You'd think Schiff, being from a state that also houses big tech, would have more tech savvy than to waste everyone's time and money on frivolous guaranteed failures like this, but history has shown that almost nobody in Congress understands tech.
There's a legit reason for nobody in Congress understanding tech. It's because the vast majority of members, including in this case Schiff, are lawyers. I'm an IT guy with a lot of lawyer friends from my college days. How this ended up being the case is a long story I'll skip. But none of them are great at tech at all.
And yet Lofgren usually gets tech policy at least half right, while still having a background in immigration law. To be fair, she represents part of Silicon Valley, and thus presumably has great advisors, but the point remains that being a lawyer shouldn't be an excuse, particularly if you're in Congress. I mean, you're right that the lawyer monoculture in Congress is a disaster and leads to policies being frequently irrational from the perspective of common sense when applied to technology, but I think it's more than that.

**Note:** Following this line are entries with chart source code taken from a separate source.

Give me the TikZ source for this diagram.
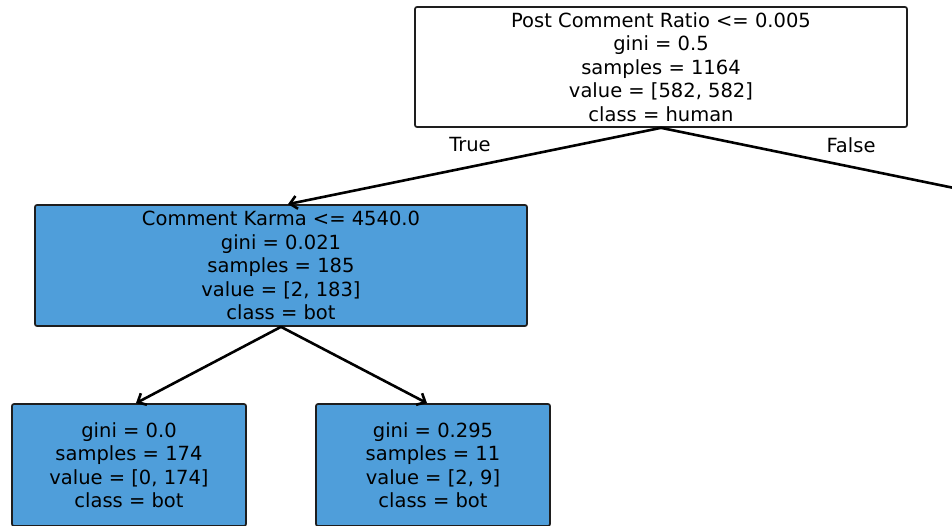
\documentclass[tikz,border=0pt]{standalone}
\usepackage{fontspec}
\setmainfont{DejaVu Sans}
\usetikzlibrary{arrows.meta}
\definecolor{botblue}{RGB}{79,158,218}
\definecolor{edgegray}{RGB}{30,30,30}
\tikzset{
  treebox/.style={draw=edgegray, line width=1.7pt, rounded corners=2pt,
    align=center, inner sep=0pt, font=\fontsize{19.5}{23.5}\selectfont},
  innerbox/.style={treebox, minimum width=492pt, minimum height=121pt},
  leafbox/.style={treebox, fill=botblue, minimum width=234pt, minimum height=122pt},
  branch/.style={line width=2.6pt, -{Straight Barb[length=7pt,width=13pt,line width=2.6pt]}},
  edgelabel/.style={font=\fontsize{19.5}{23.5}\selectfont}
}
\begin{document}
\begin{tikzpicture}[x=1pt,y=-1pt]
\useasboundingbox (0,0) rectangle (952,525);
\clip (0,0) rectangle (952,525);
\node[innerbox, fill=white, minimum height=120pt] (root) at (661,67)
  {Post Comment Ratio <= 0.005\\gini = 0.5\\samples = 1164\\value = [582, 582]\\class = human};
\node[innerbox, fill=botblue] (karma) at (281,265.5)
  {Comment Karma <= 4540.0\\gini = 0.021\\samples = 185\\value = [2, 183]\\class = bot};
\node[leafbox] (leafa) at (129,465)
  {gini = 0.0\\samples = 174\\value = [0, 174]\\class = bot};
\node[leafbox] (leafb) at (433,465)
  {gini = 0.295\\samples = 11\\value = [2, 9]\\class = bot};
\coordinate (falseend) at (1037,205);
\draw[branch] (root.south) -- ([xshift=7pt]karma.north);
\draw[branch] (root.south) -- (falseend);
\draw[branch] (karma.south) -- ([xshift=7pt]leafa.north);
\draw[branch] (karma.south) -- ([xshift=-6pt]leafb.north);
\node[edgelabel] (truelabel) at (470,145) {True};
\node[edgelabel] (falselabel) at (851,145) {False};
\end{tikzpicture}
\end{document}
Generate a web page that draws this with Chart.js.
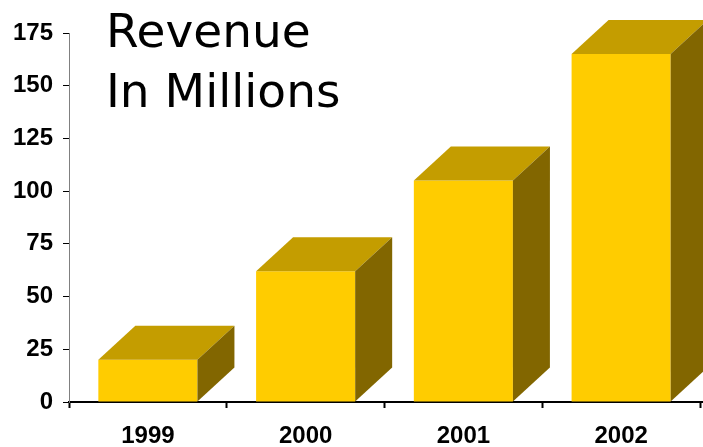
<!DOCTYPE html>
<html>
<head>
<meta charset="utf-8">
<script src="https://cdn.jsdelivr.net/npm/chart.js@4/dist/chart.umd.min.js"></script>
<style>
html, body { margin: 0; padding: 0; background: #fff; }
</style>
</head>
<body>
<canvas id="revenueChart" width="703" height="447"></canvas>
<script>
// data
const years = ['1999', '2000', '2001', '2002'];
const revenue = [20, 62, 105, 165];
const yMax = 175;
const yStep = 25;
const titleLines = ['Revenue', 'In Millions'];

// 3d look of the bars
const depthX = 37;
const depthY = 34;

const bar3d = {
    id: 'bar3d',
    afterDatasetsDraw(chart) {
        const ctx = chart.ctx;
        const meta = chart.getDatasetMeta(0);
        ctx.save();
        meta.data.forEach(function (bar) {
            const p = bar.getProps(['x', 'y', 'base', 'width'], true);
            const l = p.x - p.width / 2;
            const r = p.x + p.width / 2;
            const t = p.y;
            const b = p.base;
            // top face
            ctx.fillStyle = '#C49D00';
            ctx.beginPath();
            ctx.moveTo(l, t);
            ctx.lineTo(l + depthX, t - depthY);
            ctx.lineTo(r + depthX, t - depthY);
            ctx.lineTo(r, t);
            ctx.closePath();
            ctx.fill();
            // side face
            ctx.fillStyle = '#826600';
            ctx.beginPath();
            ctx.moveTo(r, t);
            ctx.lineTo(r + depthX, t - depthY);
            ctx.lineTo(r + depthX, b - depthY);
            ctx.lineTo(r, b);
            ctx.closePath();
            ctx.fill();
        });
        ctx.restore();
    },
    afterDraw(chart) {
        const ctx = chart.ctx;
        const area = chart.chartArea;
        const y0 = chart.scales.y.getPixelForValue(0);
        ctx.save();
        // x axis line runs on to the right edge
        ctx.strokeStyle = '#000';
        ctx.lineWidth = 2;
        ctx.beginPath();
        ctx.moveTo(area.right - 1, y0);
        ctx.lineTo(chart.width, y0);
        ctx.stroke();
        // title text inside the plot
        ctx.fillStyle = '#000';
        ctx.font = '47px "DejaVu Sans"';
        ctx.textBaseline = 'alphabetic';
        ctx.textAlign = 'left';
        titleLines.forEach(function (line, i) {
            ctx.fillText(line, 106, 47 + i * 60);
        });
        ctx.restore();
    }
};

new Chart(document.getElementById('revenueChart'), {
    type: 'bar',
    data: {
        labels: years,
        datasets: [{
            data: revenue,
            backgroundColor: '#FFCC00',
            borderWidth: 0,
            categoryPercentage: 1,
            barPercentage: 0.628
        }]
    },
    options: {
        responsive: false,
        devicePixelRatio: 1,
        animation: false,
        layout: { padding: { top: 33, right: 3, left: 0, bottom: 0 } },
        plugins: {
            legend: { display: false },
            tooltip: { enabled: false },
            title: { display: false }
        },
        scales: {
            x: {
                grid: { offset: true, drawOnChartArea: false, tickLength: 6, tickColor: '#000', tickWidth: 2 },
                border: { color: '#000', width: 2 },
                ticks: { color: '#000', padding: 14, font: { family: '"Liberation Sans", Arial', size: 24, weight: 'bold' } },
                afterFit: function (s) { s.height = 45; }
            },
            y: {
                min: 0,
                max: yMax,
                grid: { drawOnChartArea: false, tickLength: 6, tickColor: '#000', tickWidth: 1 },
                border: { color: '#808080', width: 1 },
                ticks: { stepSize: yStep, color: '#000', padding: 10, font: { family: '"Liberation Sans", Arial', size: 24, weight: 'bold' } },
                afterFit: function (s) { s.width = 69; }
            }
        }
    },
    plugins: [bar3d]
});
</script>
</body>
</html>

IMO, the bigger reason is that Congress is old. The average age of the current Congress is 58 years old. For context, the youngest people who had any non-negligible chance of owning a personal computer as a kid are in their late 40s now. The youngest people who had Windows-based or Mac-based computers throughout their school career are in their mid-40s. You didn't get to the point where half of kids had computers in their homes until about 1996 or so. Want to know how many members of Congress had a 50/50 chance of having a computer at home by school age? Figure out how many were born after 1991 (34 years ago). The answer is six.
Going one step further in our analysis, anyone over age 59 would not have even encountered a graphical user interface until they became adults. So for approximately half of Congress, if they know modern computer technology at all, it's because they took the time to learn it on their own AS ADULTS.
This is a staggering statistic, and explains why you will never see Congress be competent on technology issues unless they get lucky and find really good advisors rather than just listening to the lobbyists; based on age alone, you'd expect a statistical majority of Congress to have no idea whether a technology policy idea was good or bad without help. And this is wildly optimistic, given that most kids weren't exposed to computers (beyond playing educational games on an Apple II) until probably the early-to-mid-1990s.
We don't just need non-lawyer members of Congress. We need younger members of Congress. We need congress to be a representative sample of the people they serve, where the median age is 38.7 years, not 58. I mean, we're not going to get all the way there because of age limits (25 for the House, 30 for the Senate), but having only 1.1% of Congress under age 35 represents a massive distortion of the demographics of the country that leads to poor technology policymaking.